Under the guidance of the MoP, NTPC set out to test SCR/SNCR technologies at 11 locations of its units on a pilot basis to assess the viability of these technologies for Indian coal. It has been found in trials that NOX reduction achievable from combustion modification is in the range of 450-750 mg per Nm3. For SNCR technology, NOX reduction is in the range of 20-30 per cent only. Further, it was found that while NOX reduction of around 80 per cent is achievable, it is not consistent due to part-load operation of power plants.
Recently, in July 2020, UP Rajya Vidyut Utpadan Nigam Limited awarded a contract for setting up a combustion system modification for boilers, along with advanced firing system equipment to meet NOX emission norms for the Harduaganj, Parichha and Anpara plants.
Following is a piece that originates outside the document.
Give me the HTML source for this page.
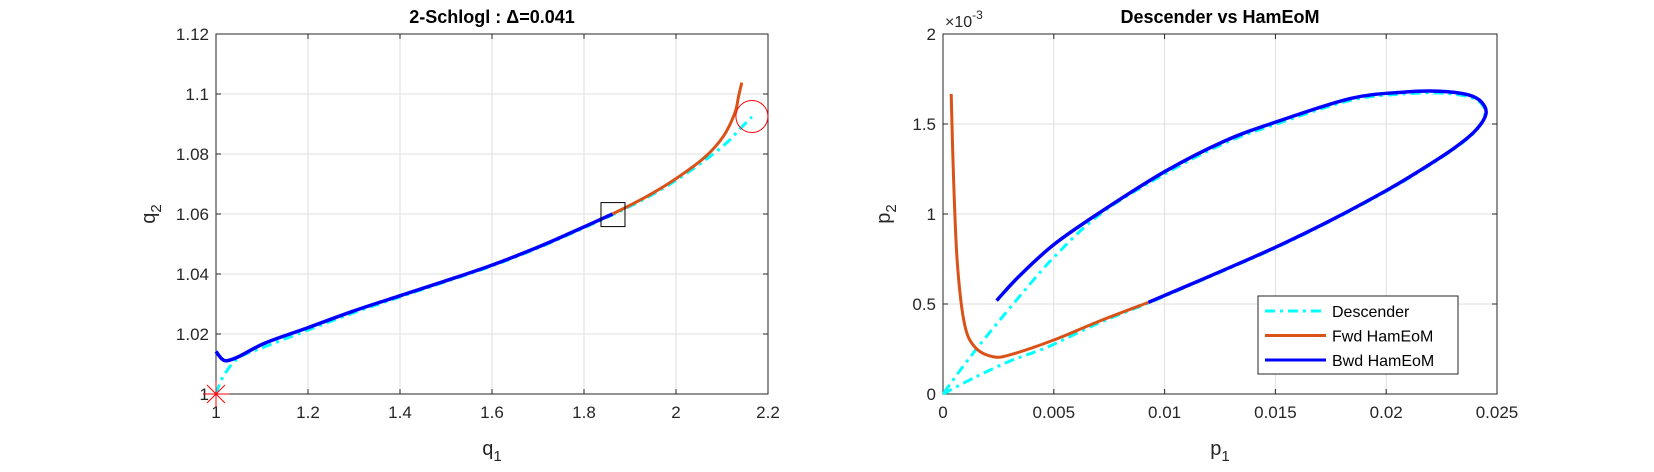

This is the first order for combustion modification for NOX control by any state utility in India.
Going forward, to meet the stringent NOX norms of 100 mg per Nm3, Indian power plants will need to install SCR/SNCR technology. Although plants have been given a deadline of 2022, none of them has installed this technology yet. A major concern facing the industry is the technological limitation in implementing de-NOX systems. Going forward, gencos should take firm steps to finalise their NOX control plans and start implementation at the earliest.